• Task requirements: Reproduce the listing exactly and skip over any pictures.

• Dataset excerpt:
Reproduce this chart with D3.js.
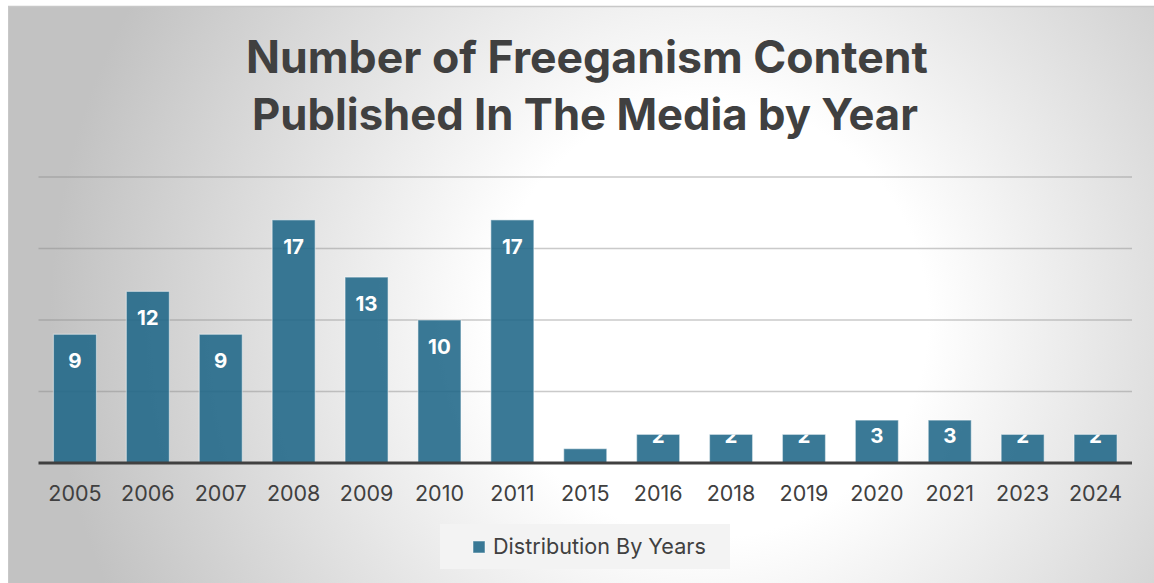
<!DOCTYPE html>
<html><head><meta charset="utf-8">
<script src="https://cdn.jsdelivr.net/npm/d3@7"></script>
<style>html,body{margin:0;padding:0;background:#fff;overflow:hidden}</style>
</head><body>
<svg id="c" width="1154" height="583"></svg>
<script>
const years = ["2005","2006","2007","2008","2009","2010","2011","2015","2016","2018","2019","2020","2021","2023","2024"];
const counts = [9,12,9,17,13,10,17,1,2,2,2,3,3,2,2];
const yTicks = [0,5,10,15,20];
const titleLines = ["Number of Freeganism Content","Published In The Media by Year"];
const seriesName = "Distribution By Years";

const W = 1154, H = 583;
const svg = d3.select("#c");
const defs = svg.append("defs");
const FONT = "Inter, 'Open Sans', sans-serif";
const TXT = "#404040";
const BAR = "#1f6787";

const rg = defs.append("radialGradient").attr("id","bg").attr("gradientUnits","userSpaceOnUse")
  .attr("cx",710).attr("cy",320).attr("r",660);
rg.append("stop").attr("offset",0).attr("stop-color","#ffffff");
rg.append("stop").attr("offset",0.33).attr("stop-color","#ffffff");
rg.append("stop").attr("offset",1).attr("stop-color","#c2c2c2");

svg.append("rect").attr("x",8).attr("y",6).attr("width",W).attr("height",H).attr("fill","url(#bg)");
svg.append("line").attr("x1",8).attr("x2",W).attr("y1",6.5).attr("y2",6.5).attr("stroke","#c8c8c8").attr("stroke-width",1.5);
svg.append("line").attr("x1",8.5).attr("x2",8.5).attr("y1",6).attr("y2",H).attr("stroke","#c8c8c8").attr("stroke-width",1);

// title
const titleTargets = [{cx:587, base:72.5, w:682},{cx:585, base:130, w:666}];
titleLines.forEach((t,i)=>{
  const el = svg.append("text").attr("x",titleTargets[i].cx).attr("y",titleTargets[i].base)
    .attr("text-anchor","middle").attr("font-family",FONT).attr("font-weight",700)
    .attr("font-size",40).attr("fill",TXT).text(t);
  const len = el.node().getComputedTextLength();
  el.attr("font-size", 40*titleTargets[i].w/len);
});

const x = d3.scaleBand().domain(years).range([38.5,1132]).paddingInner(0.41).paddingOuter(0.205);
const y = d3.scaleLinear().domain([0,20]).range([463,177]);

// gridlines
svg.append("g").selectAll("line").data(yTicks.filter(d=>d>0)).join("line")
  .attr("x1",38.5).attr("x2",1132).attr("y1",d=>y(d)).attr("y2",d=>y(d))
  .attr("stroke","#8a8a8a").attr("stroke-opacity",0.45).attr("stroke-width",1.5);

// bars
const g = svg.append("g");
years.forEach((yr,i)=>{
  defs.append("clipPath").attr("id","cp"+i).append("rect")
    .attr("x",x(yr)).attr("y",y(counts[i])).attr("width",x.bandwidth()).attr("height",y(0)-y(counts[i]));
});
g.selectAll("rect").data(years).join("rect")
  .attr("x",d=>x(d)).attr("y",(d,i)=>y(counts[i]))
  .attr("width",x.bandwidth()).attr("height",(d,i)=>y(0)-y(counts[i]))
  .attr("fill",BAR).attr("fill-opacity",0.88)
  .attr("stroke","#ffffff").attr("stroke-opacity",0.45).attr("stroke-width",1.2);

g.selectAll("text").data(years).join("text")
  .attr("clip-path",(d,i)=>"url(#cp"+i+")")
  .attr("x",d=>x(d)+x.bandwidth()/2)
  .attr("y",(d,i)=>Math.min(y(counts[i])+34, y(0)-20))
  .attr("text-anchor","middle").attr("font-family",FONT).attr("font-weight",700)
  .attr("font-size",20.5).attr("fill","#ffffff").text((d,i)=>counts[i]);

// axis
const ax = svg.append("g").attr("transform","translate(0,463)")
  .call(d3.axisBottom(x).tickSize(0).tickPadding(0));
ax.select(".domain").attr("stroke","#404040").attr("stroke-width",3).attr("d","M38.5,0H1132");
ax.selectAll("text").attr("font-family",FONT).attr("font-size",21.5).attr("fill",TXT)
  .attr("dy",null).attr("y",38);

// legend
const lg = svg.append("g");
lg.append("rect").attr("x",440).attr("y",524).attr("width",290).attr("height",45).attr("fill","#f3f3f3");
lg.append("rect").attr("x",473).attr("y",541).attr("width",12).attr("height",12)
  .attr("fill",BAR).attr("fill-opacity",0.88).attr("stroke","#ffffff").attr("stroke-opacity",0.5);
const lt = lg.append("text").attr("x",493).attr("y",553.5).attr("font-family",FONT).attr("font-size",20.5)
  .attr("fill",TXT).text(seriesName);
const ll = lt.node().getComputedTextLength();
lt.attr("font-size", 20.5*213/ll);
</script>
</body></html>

• Written solution:
Reproduce this chart with D3.js.
<!DOCTYPE html>
<html><head><meta charset="utf-8">
<script src="https://cdn.jsdelivr.net/npm/d3@7"></script>
<style>html,body{margin:0;padding:0;background:#fff;overflow:hidden}</style>
</head><body>
<svg id="c" width="1154" height="583"></svg>
<script>
const years = ["2005","2006","2007","2008","2009","2010","2011","2015","2016","2018","2019","2020","2021","2023","2024"];
const counts = [9,12,9,17,13,10,17,1,2,2,2,3,3,2,2];
const yTicks = [0,5,10,15,20];
const titleLines = ["Number of Freeganism Content","Published In The Media by Year"];
const seriesName = "Distribution By Years";

const W = 1154, H = 583;
const svg = d3.select("#c");
const defs = svg.append("defs");
const FONT = "Inter, 'Open Sans', sans-serif";
const TXT = "#404040";
const BAR = "#1f6787";

const rg = defs.append("radialGradient").attr("id","bg").attr("gradientUnits","userSpaceOnUse")
  .attr("cx",710).attr("cy",320).attr("r",660);
rg.append("stop").attr("offset",0).attr("stop-color","#ffffff");
rg.append("stop").attr("offset",0.33).attr("stop-color","#ffffff");
rg.append("stop").attr("offset",1).attr("stop-color","#c2c2c2");

svg.append("rect").attr("x",8).attr("y",6).attr("width",W).attr("height",H).attr("fill","url(#bg)");
svg.append("line").attr("x1",8).attr("x2",W).attr("y1",6.5).attr("y2",6.5).attr("stroke","#c8c8c8").attr("stroke-width",1.5);
svg.append("line").attr("x1",8.5).attr("x2",8.5).attr("y1",6).attr("y2",H).attr("stroke","#c8c8c8").attr("stroke-width",1);

// title
const titleTargets = [{cx:587, base:72.5, w:682},{cx:585, base:130, w:666}];
titleLines.forEach((t,i)=>{
  const el = svg.append("text").attr("x",titleTargets[i].cx).attr("y",titleTargets[i].base)
    .attr("text-anchor","middle").attr("font-family",FONT).attr("font-weight",700)
    .attr("font-size",40).attr("fill",TXT).text(t);
  const len = el.node().getComputedTextLength();
  el.attr("font-size", 40*titleTargets[i].w/len);
});

const x = d3.scaleBand().domain(years).range([38.5,1132]).paddingInner(0.41).paddingOuter(0.205);
const y = d3.scaleLinear().domain([0,20]).range([463,177]);

// gridlines
svg.append("g").selectAll("line").data(yTicks.filter(d=>d>0)).join("line")
  .attr("x1",38.5).attr("x2",1132).attr("y1",d=>y(d)).attr("y2",d=>y(d))
  .attr("stroke","#8a8a8a").attr("stroke-opacity",0.45).attr("stroke-width",1.5);

// bars
const g = svg.append("g");
years.forEach((yr,i)=>{
  defs.append("clipPath").attr("id","cp"+i).append("rect")
    .attr("x",x(yr)).attr("y",y(counts[i])).attr("width",x.bandwidth()).attr("height",y(0)-y(counts[i]));
});
g.selectAll("rect").data(years).join("rect")
  .attr("x",d=>x(d)).attr("y",(d,i)=>y(counts[i]))
  .attr("width",x.bandwidth()).attr("height",(d,i)=>y(0)-y(counts[i]))
  .attr("fill",BAR).attr("fill-opacity",0.88)
  .attr("stroke","#ffffff").attr("stroke-opacity",0.45).attr("stroke-width",1.2);

g.selectAll("text").data(years).join("text")
  .attr("clip-path",(d,i)=>"url(#cp"+i+")")
  .attr("x",d=>x(d)+x.bandwidth()/2)
  .attr("y",(d,i)=>Math.min(y(counts[i])+34, y(0)-20))
  .attr("text-anchor","middle").attr("font-family",FONT).attr("font-weight",700)
  .attr("font-size",20.5).attr("fill","#ffffff").text((d,i)=>counts[i]);

// axis
const ax = svg.append("g").attr("transform","translate(0,463)")
  .call(d3.axisBottom(x).tickSize(0).tickPadding(0));
ax.select(".domain").attr("stroke","#404040").attr("stroke-width",3).attr("d","M38.5,0H1132");
ax.selectAll("text").attr("font-family",FONT).attr("font-size",21.5).attr("fill",TXT)
  .attr("dy",null).attr("y",38);

// legend
const lg = svg.append("g");
lg.append("rect").attr("x",440).attr("y",524).attr("width",290).attr("height",45).attr("fill","#f3f3f3");
lg.append("rect").attr("x",473).attr("y",541).attr("width",12).attr("height",12)
  .attr("fill",BAR).attr("fill-opacity",0.88).attr("stroke","#ffffff").attr("stroke-opacity",0.5);
const lt = lg.append("text").attr("x",493).attr("y",553.5).attr("font-family",FONT).attr("font-size",20.5)
  .attr("fill",TXT).text(seriesName);
const ll = lt.node().getComputedTextLength();
lt.attr("font-size", 20.5*213/ll);
</script>
</body></html>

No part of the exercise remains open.